Congratulations Mr Clark.
PRODUCT, PRESENTATION, PERCEPTION.
Comment has been made in this column how, for as long as most can remember, motor cycle racing has struggled to get the recognition it deserves. Has it always been like this? Surely Geoff Duke was mentioned in the same breath as Stirling Moss; Barry Sheene was the biggest motor sport star in the country; and Valentino Rossi is, or certainly was, one of the highest paid sportsmen in the world.
But don't you still get the feeling that motor bike racing is still seen as a kind of working class sport. (Nothing wrong with that you rightly observe.) And that many of the people with money, you know , company bosses, marketing directors et al, regard motorcyclists as being one step removed from hells angels.

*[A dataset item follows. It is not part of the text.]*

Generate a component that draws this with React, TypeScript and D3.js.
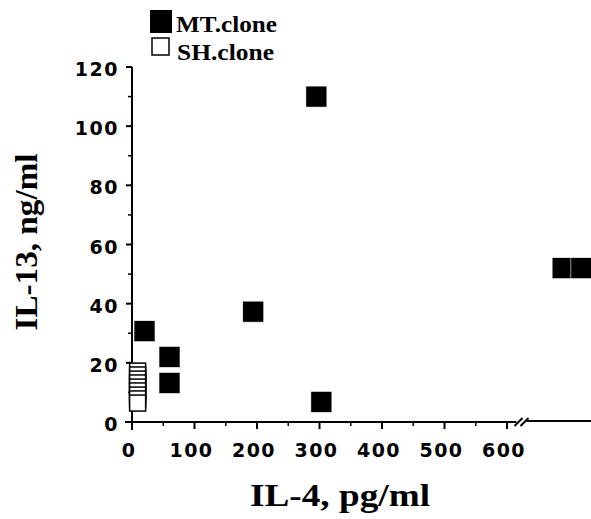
import React from "react";
import * as d3 from "d3";

const mtX = [20, 60, 60, 194, 295, 303, 689, 719];
const mtY = [30.7, 22, 13.2, 37.3, 110, 6.8, 52, 52];
const shX = [9, 9, 9, 9, 9, 9, 9, 9, 9];
const shY = [17.2, 15.9, 14.5, 13.2, 11.8, 10.5, 9.1, 7.8, 6.4];
const xTicks = [0, 100, 200, 300, 400, 500, 600];
const xMinor = [50, 150, 250, 350, 450, 550];
const yTicks = [0, 20, 40, 60, 80, 100, 120];
const yMinor = [10, 30, 50, 70, 90, 110];
const legendLabels = ["MT.clone", "SH.clone"];

const W = 591;
const H = 519;

export default function App() {
  const x = d3.scaleLinear().domain([0, 600]).range([132, 507]);
  const y = d3.scaleLinear().domain([0, 120]).range([422, 67]);
  const mtS = 21;
  const shS = 16;
  const tickFont = "'DejaVu Sans', sans-serif";
  const serif = "'Liberation Serif', 'Times New Roman', serif";
  const breakX = x(620);
  return (
    <svg width={W} height={H} style={{ position: "absolute", left: 0, top: 0, background: "#fff" }}>
      <rect x={0} y={0} width={W} height={H} fill="#fff" />
      {/* Y axis */}
      <line x1={x(0)} x2={x(0)} y1={y(120)} y2={y(0) + 8} stroke="#000" strokeWidth={2} />
      {yTicks.map((t) => (
        <g key={"yt" + t}>
          <line x1={x(0) - 6} x2={x(0)} y1={y(t)} y2={y(t)} stroke="#000" strokeWidth={2} />
          <text x={119} y={y(t) + 9} textAnchor="end" fontFamily={tickFont} fontWeight="bold" fontSize={19} letterSpacing={1.5}>
            {t}
          </text>
        </g>
      ))}
      {yMinor.map((t) => (
        <line key={"ym" + t} x1={x(0) - 4} x2={x(0)} y1={y(t)} y2={y(t)} stroke="#000" strokeWidth={1.5} />
      ))}
      {/* X axis */}
      <line x1={x(0) - 7} x2={breakX - 3} y1={y(0)} y2={y(0)} stroke="#000" strokeWidth={2} />
      <line x1={breakX + 7} x2={W} y1={y(0) - 1} y2={y(0) - 1} stroke="#000" strokeWidth={2} />
      <line x1={breakX - 5} x2={breakX + 3} y1={y(0) + 4} y2={y(0) - 4} stroke="#000" strokeWidth={2} />
      <line x1={breakX + 1} x2={breakX + 9} y1={y(0) + 4} y2={y(0) - 4} stroke="#000" strokeWidth={2} />
      {xTicks.map((t) => (
        <g key={"xt" + t}>
          <line x1={x(t)} x2={x(t)} y1={y(0)} y2={y(0) + 7} stroke="#000" strokeWidth={2} />
          <text x={x(t) - 3} y={457} textAnchor="middle" fontFamily={tickFont} fontWeight="bold" fontSize={19} letterSpacing={1.5}>
            {t}
          </text>
        </g>
      ))}
      {xMinor.map((t) => (
        <line key={"xm" + t} x1={x(t)} x2={x(t)} y1={y(0)} y2={y(0) + 4} stroke="#000" strokeWidth={1.5} />
      ))}
      {/* SH clone squares */}
      {shY.map((v, i) => (
        <rect
          key={"sh" + i}
          x={x(shX[i]) - shS / 2}
          y={y(v) - shS / 2}
          width={shS}
          height={shS}
          fill="#fff"
          stroke="#000"
          strokeWidth={1.5}
        />
      ))}
      {/* MT clone squares */}
      {mtY.map((v, i) => (
        <rect
          key={"mt" + i}
          x={x(mtX[i]) - mtS / 2}
          y={y(v) - mtS / 2}
          width={mtS}
          height={mtS}
          fill="#000"
          stroke="#fff"
          strokeWidth={0.6}
        />
      ))}
      {/* Legend */}
      <rect x={150} y={10} width={22} height={23} fill="#000" />
      <text x={176} y={32} fontFamily={serif} fontWeight="bold" fontSize={23} textLength={101} lengthAdjust="spacingAndGlyphs">
        {legendLabels[0]}
      </text>
      <rect x={152} y={38} width={17} height={17} fill="#fff" stroke="#000" strokeWidth={1.5} />
      <text x={177} y={60} fontFamily={serif} fontWeight="bold" fontSize={23} textLength={97} lengthAdjust="spacingAndGlyphs">
        {legendLabels[1]}
      </text>
      {/* Axis titles */}
      <text x={250} y={506} fontFamily={serif} fontWeight="bold" fontSize={32} textLength={180} lengthAdjust="spacingAndGlyphs">
        IL-4, pg/ml
      </text>
      <text
        transform={`translate(37, 242) rotate(-90)`}
        textAnchor="middle"
        fontFamily={serif}
        fontWeight="bold"
        fontSize={31}
        textLength={177}
        lengthAdjust="spacingAndGlyphs"
      >
        IL-13, ng/ml
      </text>
    </svg>
  );
}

But perhaps we should do more to help ourselves? This revolutionary thought occurred while watching the Eurosport presentation of the WSB final from Magny Cours which, while magnificent racing, probably attracted a UK audience of not much more than 100,000. Sport in general is quite poor when it comes to marketing, having not quite woken up to the fact that it needs audiences, and not some form of divine intervention, to survive. Motor cycle racing is among the worst and the news that Infront, the former owners of World Superbikes, is now to be the marketing agency for MotoGP as well means it can only get more worser!

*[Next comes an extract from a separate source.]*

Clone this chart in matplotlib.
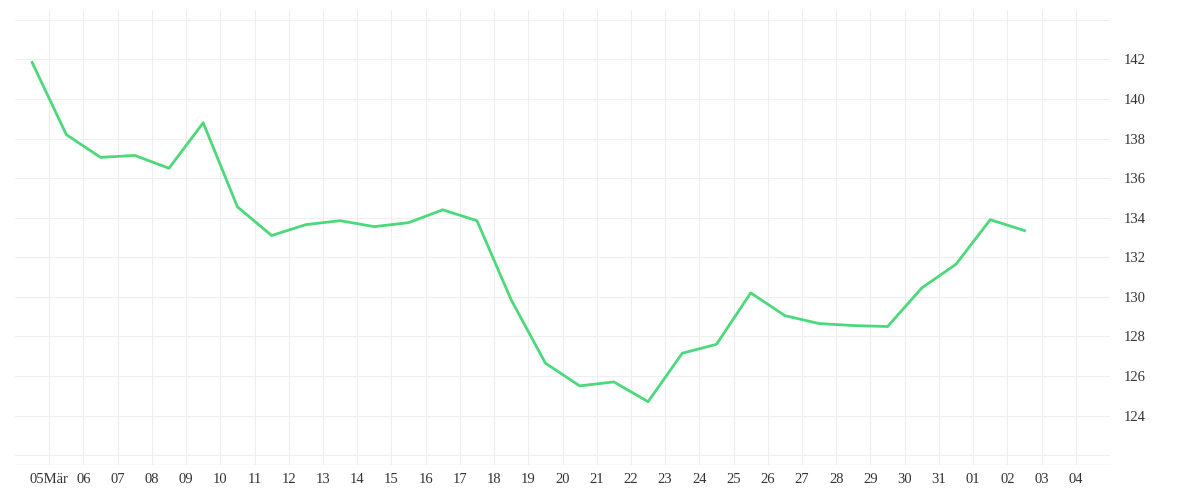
import matplotlib
matplotlib.use('Agg')
from matplotlib import pyplot as plt

## data
day_labels = ['05Mär', '06', '07', '08', '09', '10', '11', '12', '13', '14', '15', '16',
              '17', '18', '19', '20', '21', '22', '23', '24', '25', '26', '27', '28',
              '29', '30', '31', '01', '02', '03', '04']
values = [141.85, 138.2, 137.05, 137.15, 136.5, 138.8, 134.55, 133.1, 133.65, 133.85,
          133.55, 133.75, 134.4, 133.85, 129.85, 126.65, 125.5, 125.7, 124.7, 127.15,
          127.6, 130.2, 129.05, 128.65, 128.55, 128.5, 130.45, 131.65, 133.9, 133.35]
y_ticks = [124, 126, 128, 130, 132, 134, 136, 138, 140, 142]

plt.rcParams['font.family'] = ['Liberation Serif', 'DejaVu Serif']

fig = plt.figure(figsize=(12, 5), dpi=100)
ax = fig.add_axes([0.0125, 0.07, 0.9125, 0.91])

xs = [i - 0.5 for i in range(len(values))]
ax.plot(xs, values, color='#4cd97b', lw=2)

ax.set_xlim(-1, 31)
ax.set_ylim(121.5, 144.5)
ax.set_xticks(range(len(day_labels)))
ax.set_xticklabels(day_labels, fontsize=10.5, color='#333333')
ax.set_yticks(list(range(122, 145, 2)))
ax.set_yticklabels([str(v) if v in y_ticks else '' for v in range(122, 145, 2)],
                   fontsize=10.5, color='#333333')
ax.yaxis.tick_right()
ax.tick_params(axis='both', length=0, pad=6)
ax.tick_params(axis='y', pad=10)
ax.grid(True, color='#eeeeee', lw=0.8)
for s in ax.spines.values():
    s.set_visible(False)
ax.axhline(121.5, color='#dddddd', lw=1)

fig.savefig('out.png')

But it was the Eurosport studio presenters which struck me. I am not much in favour of dress codes but you can't help wondering why other sports on other channels seem to insist on their presenters looking, what you might call, respectable, ie suits, ties or at least smart casual. Presumably tv producers put quite a lot of thought into this and therefore one can only assume that Eurosport concludes that the, er, mixed appearance of it's presenters is right for its audience as opposed to golf, rugby, boxing or, come to that, anything else!